Gilead’s SOF/VEL/VOX drug, which combines the two drugs that make up its Epclusa treatment with the investigational pangenotypic NS3/4A protease inhibitor voxilaprevir, also produced promising cure rates in the 97% range in phase 3 trials.

Both drugs received Breakthrough Therapy designations last year, and their makers are hopeful that they will reach market in the United States and abroad within the year, providing hepatitis C patients with effective new treatments and bringing the companies themselves needed sales bumps.

The news of the European regulator’s expedited appraisal comes as the makers face domestic sales shortcomings in the shifting HCV treatment market. Both companies underperformed in the final quarter of 2016. For Gilead, some fault may lie in its hepatitis line: Harvoni and Sovaldi sold a combined 44% less from the prior year (though the introduction of Epclusa might have provided internal competition). HCV drugs made up more than half of the company’s sales in 2015, but were below 40% in 2016.

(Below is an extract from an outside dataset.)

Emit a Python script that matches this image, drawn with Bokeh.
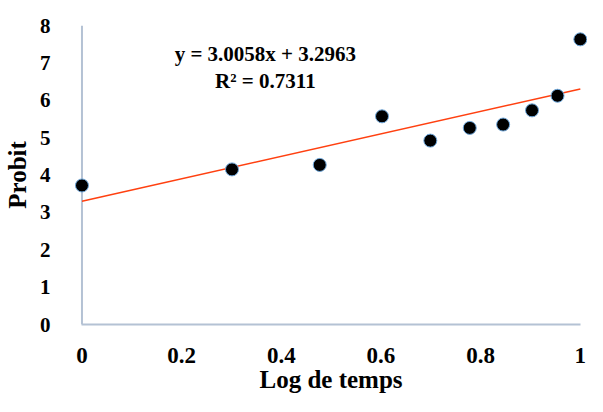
import numpy as np
from bokeh.plotting import figure
from bokeh.models import ColumnDataSource, FixedTicker, Label, Span
from bokeh.embed import file_html
from bokeh.resources import INLINE

# Data
temps = [1, 2, 3, 4, 5, 6, 7, 8, 9, 10]
log_temps = [float(np.log10(t)) for t in temps]
probit = [3.72, 4.15, 4.27, 5.57, 4.92, 5.26, 5.35, 5.73, 6.12, 7.63]
slope = 3.0058
intercept = 3.2963
r2 = 0.7311

x_ticks = [0, 0.2, 0.4, 0.6, 0.8, 1.0]
x_tick_labels = ["0", "0.2", "0.4", "0.6", "0.8", "1"]
y_ticks = [0, 1, 2, 3, 4, 5, 6, 7, 8]
y_tick_labels = ["0", "1", "2", "3", "4", "5", "6", "7", "8"]

FONT = "Liberation Serif"
AXIS_COLOR = "#B4C2D4"

p = figure(width=587, height=396, x_range=(-0.015, 1.0144), y_range=(0, 8),
           output_backend="svg", toolbar_location=None,
           min_border_left=73, min_border_right=0, min_border_top=25, min_border_bottom=72)
p.outline_line_color = None
p.grid.grid_line_color = None

for ax in (p.xaxis[0], p.yaxis[0]):
    ax.major_tick_line_color = None
    ax.minor_tick_line_color = None
    ax.major_label_text_font = FONT
    ax.major_label_text_font_style = "bold"
    ax.major_label_text_color = "black"
    ax.axis_label_text_font = FONT
    ax.axis_label_text_font_style = "bold"
    ax.axis_label_text_color = "black"

p.xaxis.axis_line_color = AXIS_COLOR
p.xaxis.axis_line_width = 2
p.xaxis.bounds = (0, 1)
p.yaxis.axis_line_color = None

p.xaxis.major_label_text_font_size = "23px"
p.yaxis.major_label_text_font_size = "21px"
p.xaxis.axis_label_text_font_size = "25px"
p.yaxis.axis_label_text_font_size = "25px"

p.xaxis.ticker = FixedTicker(ticks=x_ticks)
p.xaxis.major_label_overrides = {t: l for t, l in zip(x_ticks, x_tick_labels)}
p.yaxis.ticker = FixedTicker(ticks=y_ticks)
p.yaxis.major_label_overrides = {t: l for t, l in zip(y_ticks, y_tick_labels)}
p.xaxis.axis_label = "Log de temps"
p.yaxis.axis_label = "Probit"
p.xaxis.major_label_standoff = 17
p.xaxis.axis_label_standoff = 0
p.yaxis.major_label_standoff = 18
p.yaxis.axis_label_standoff = 6

# y axis line at x = 0, behind the markers
p.add_layout(Span(location=0, dimension="height", line_color=AXIS_COLOR,
                  line_width=2, level="underlay"))

# Trend line
xs = [min(log_temps), max(log_temps)]
ys = [slope * x + intercept for x in xs]
p.line(xs, ys, line_color="#FF4010", line_width=1.5)

src = ColumnDataSource(dict(x=log_temps, y=probit))
p.scatter("x", "y", source=src, size=13, fill_color="black",
          line_color="#6FA8DC", line_width=1)

eq1 = Label(x=0.368, y=7.24, text=f"y = {slope:.4f}x + {intercept:.4f}",
            text_align="center", text_baseline="middle", text_font=FONT,
            text_font_style="bold", text_font_size="21px", text_color="black")
eq2 = Label(x=0.368, y=6.515, text=f"R² = {r2:.4f}",
            text_align="center", text_baseline="middle", text_font=FONT,
            text_font_style="bold", text_font_size="21px", text_color="black")
p.add_layout(eq1)
p.add_layout(eq2)

open("out.html", "w").write(file_html(p, INLINE))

In light of the political whirlwind surrounding health-care and drug prices in the United States, Peter B. Bach of Sloan Kettering and Mark Trusheim of MIT made a bit of a splash with a hypothetical situation they proposed in an article written for Forbes. The two suggested earlier this year that the US government could buy Gilead outright, for the estimated $156 billion it would cost on the open market, in order to effectively bring down the overall price of HCV treatments and potentially eradicate the disease.

In December, also speaking to Forbes, Gilead CEO John Milligan expressed that there may have been a bit of a misstep in the initial pricing of the company’s existing HCV drugs, which can cost between $500 and $1,000 per pill, but did say that “We priced the product at exactly the same as the existing standard of care, which worked about 50% of the time, and are providing a benefit that, based on real world experience, works about 98% of the time.”

The European MMAs were announced in press releases from AbbVie and Gilead.